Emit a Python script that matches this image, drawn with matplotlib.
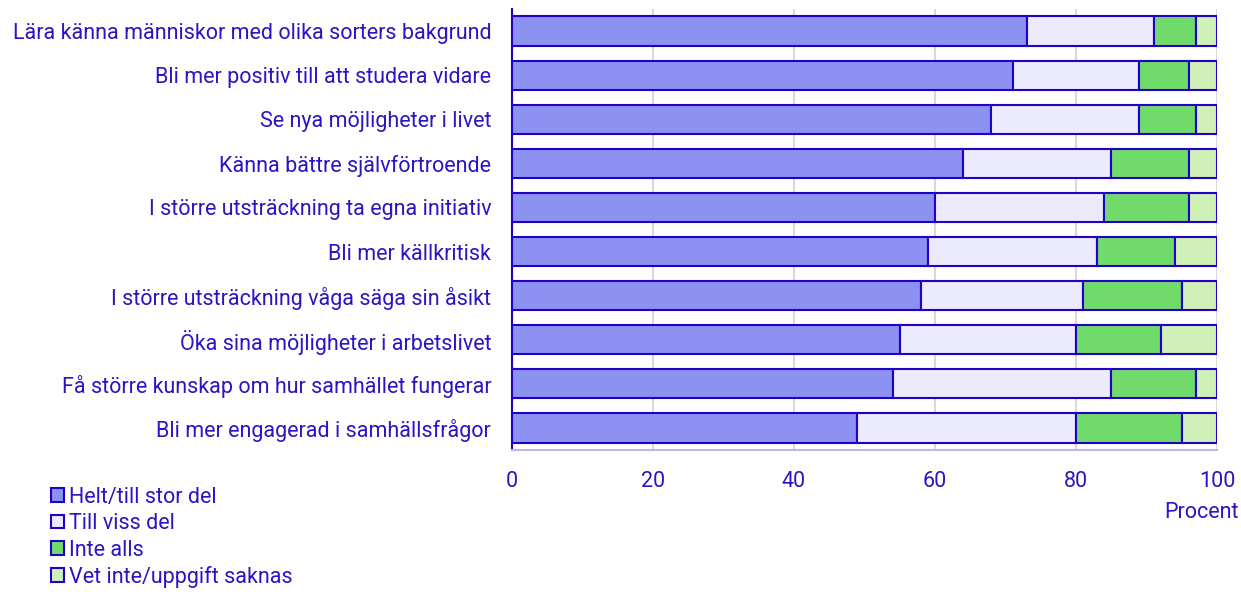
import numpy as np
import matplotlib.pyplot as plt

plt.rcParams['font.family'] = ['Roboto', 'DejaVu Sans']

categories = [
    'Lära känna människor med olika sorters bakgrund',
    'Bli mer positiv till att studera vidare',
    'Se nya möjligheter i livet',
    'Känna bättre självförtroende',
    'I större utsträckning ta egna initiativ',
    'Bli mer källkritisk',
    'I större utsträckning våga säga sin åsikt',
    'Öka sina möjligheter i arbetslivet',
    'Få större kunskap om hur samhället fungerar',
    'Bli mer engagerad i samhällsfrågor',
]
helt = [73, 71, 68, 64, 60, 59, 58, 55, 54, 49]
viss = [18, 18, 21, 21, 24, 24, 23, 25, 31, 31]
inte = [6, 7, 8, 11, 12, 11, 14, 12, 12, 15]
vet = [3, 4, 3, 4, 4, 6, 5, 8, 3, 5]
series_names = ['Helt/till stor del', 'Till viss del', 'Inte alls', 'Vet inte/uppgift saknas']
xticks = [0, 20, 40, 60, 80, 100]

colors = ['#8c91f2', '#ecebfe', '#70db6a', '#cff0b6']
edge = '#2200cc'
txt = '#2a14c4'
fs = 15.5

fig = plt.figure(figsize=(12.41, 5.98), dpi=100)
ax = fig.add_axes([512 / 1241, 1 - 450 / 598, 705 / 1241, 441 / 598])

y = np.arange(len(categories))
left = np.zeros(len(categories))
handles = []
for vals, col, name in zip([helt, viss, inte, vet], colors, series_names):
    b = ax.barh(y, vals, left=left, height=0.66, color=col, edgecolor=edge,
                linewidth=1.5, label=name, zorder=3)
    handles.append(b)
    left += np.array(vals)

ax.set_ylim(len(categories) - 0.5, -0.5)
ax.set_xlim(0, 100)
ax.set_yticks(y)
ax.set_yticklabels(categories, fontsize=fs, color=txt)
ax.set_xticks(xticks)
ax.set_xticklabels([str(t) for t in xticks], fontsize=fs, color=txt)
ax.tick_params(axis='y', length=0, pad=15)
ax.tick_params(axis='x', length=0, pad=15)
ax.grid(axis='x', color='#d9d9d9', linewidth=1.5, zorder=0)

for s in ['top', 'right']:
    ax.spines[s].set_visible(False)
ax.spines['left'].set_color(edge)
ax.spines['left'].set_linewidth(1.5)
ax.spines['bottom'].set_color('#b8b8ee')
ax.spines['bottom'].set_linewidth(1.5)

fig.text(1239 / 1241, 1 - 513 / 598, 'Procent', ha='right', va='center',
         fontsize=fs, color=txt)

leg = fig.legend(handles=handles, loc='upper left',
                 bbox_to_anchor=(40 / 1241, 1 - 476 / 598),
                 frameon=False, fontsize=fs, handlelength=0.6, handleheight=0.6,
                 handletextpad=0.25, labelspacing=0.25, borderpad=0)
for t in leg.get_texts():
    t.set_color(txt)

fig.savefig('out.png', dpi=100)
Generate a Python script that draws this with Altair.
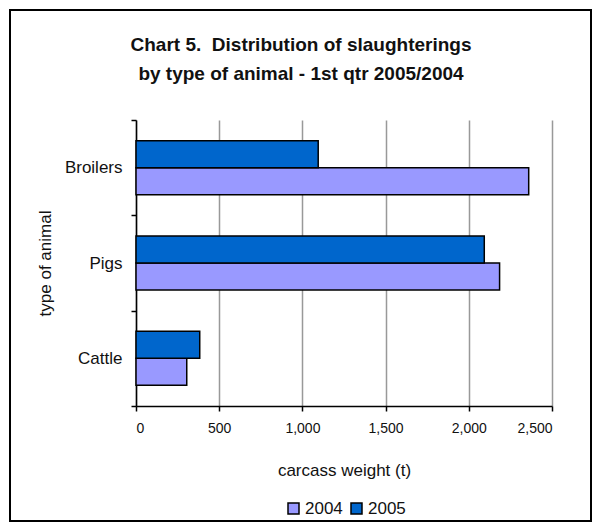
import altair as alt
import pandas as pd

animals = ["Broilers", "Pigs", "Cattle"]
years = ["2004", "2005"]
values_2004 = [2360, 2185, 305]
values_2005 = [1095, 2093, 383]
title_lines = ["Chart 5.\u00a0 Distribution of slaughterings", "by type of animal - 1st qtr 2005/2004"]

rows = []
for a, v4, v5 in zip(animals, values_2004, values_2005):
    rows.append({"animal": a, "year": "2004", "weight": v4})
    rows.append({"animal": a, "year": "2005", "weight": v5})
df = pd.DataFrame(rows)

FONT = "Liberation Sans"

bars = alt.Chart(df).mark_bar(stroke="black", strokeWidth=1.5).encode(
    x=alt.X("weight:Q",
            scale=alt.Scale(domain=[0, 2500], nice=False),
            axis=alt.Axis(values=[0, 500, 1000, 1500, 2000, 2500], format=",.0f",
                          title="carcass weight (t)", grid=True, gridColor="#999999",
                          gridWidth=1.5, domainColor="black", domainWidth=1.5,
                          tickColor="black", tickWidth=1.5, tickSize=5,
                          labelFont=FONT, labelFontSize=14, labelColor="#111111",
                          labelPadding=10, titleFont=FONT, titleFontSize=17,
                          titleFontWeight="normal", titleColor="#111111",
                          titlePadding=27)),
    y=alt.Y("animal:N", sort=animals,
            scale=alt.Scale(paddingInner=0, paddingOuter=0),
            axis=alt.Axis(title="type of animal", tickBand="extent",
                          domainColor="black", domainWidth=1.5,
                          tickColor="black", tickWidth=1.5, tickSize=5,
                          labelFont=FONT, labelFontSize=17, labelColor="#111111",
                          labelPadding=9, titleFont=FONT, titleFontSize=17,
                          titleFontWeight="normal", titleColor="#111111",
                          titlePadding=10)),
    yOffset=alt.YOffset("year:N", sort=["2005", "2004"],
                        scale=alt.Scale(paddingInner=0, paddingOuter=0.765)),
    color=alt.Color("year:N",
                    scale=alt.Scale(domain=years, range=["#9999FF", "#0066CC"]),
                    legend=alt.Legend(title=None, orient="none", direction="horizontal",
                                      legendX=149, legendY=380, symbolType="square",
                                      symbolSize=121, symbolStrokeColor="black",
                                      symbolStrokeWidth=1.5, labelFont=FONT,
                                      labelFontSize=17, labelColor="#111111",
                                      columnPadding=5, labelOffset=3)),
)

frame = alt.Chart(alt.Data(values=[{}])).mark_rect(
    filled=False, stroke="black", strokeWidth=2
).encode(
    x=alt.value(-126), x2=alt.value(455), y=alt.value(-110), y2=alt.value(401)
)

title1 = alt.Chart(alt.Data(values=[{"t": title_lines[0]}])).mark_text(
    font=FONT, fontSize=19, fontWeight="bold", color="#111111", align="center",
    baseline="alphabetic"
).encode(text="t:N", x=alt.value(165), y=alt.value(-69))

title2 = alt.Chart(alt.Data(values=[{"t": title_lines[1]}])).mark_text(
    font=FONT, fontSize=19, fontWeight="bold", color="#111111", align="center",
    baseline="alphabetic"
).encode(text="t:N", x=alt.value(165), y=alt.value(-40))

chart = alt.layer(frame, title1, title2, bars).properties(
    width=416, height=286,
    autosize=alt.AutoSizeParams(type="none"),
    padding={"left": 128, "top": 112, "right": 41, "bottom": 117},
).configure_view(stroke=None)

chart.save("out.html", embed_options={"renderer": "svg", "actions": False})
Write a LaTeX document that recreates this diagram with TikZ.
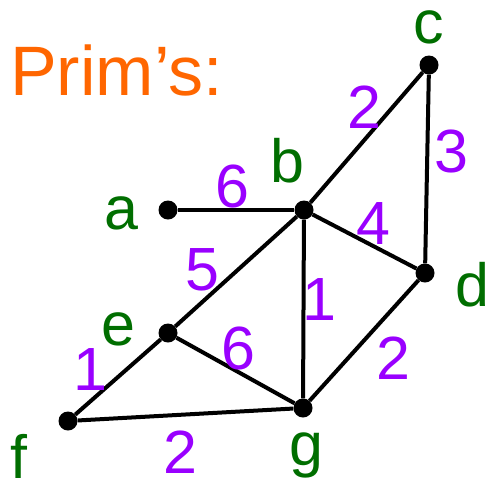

☆ ☆ ☆ ☆

Start at the line containing "Generate a Python" and stop at the line containing "import pandas as pd"; transcribe those lines exactly, skipping pictures.

Generate a Python script that draws this with Altair.
import altair as alt
import pandas as pd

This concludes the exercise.